I Heart Huckabees
Vivian Jaffe: Have you ever transcended space and time?
Albert: Yes. No. Uh...time, not space. No, I have no idea what you're talking about.
Over the weekend, I rewatched I Heart Huckabees, seeing it for the second time. I initially avoided seeing it at all because my parents said it was the worst movie ever made. The first time I finally did watch it, I was perplexed: it's not that I didn't fully understand the film, but I couldn't decided what I thought of it. I mean, I was attracted to it, but I wasn't sure I liked it.
Upon the second viewing, I've decided it's one of my favorite movies.
What's brilliant about it is its absurdity. I really like the comedy of the absurd. In this case, it takes the form of two very dedicated "Existential Detectives" investigating one confused man's triple coincidence and their battle against a very dark, seductive French nihilist.

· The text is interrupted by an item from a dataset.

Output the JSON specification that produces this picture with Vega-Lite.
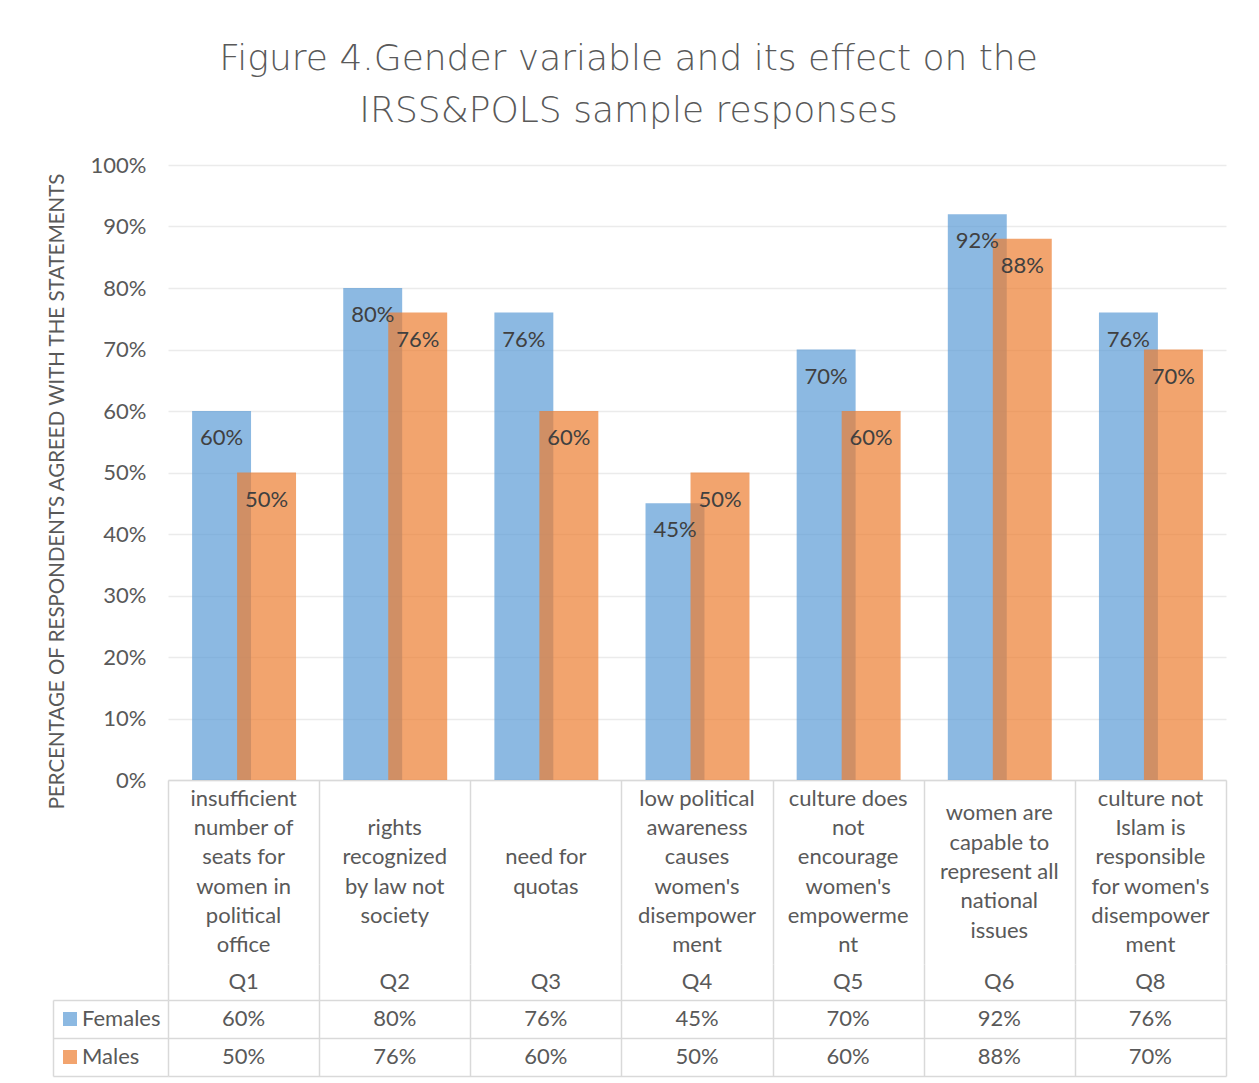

If nothing else, I Heart Huckabees is the cinematic version of Mid-20th Century European Philosophy for Dummies, breaking down both the existential and nihilist traditions into squabbling factions, each bent on total universe dominance.
If nothing else, there is joy in watching Marky Mark (formerly of the Funky Bunch) cry out that the universe has no meaning and that all meaning is nothingness.
The biggest fault in Huckabees is probably also its greatest strength. The humor is so delicate and nuanced that it would be easy to misinterpret its comedy as earnestness.
"We're not in infinity; we're in the suburbs."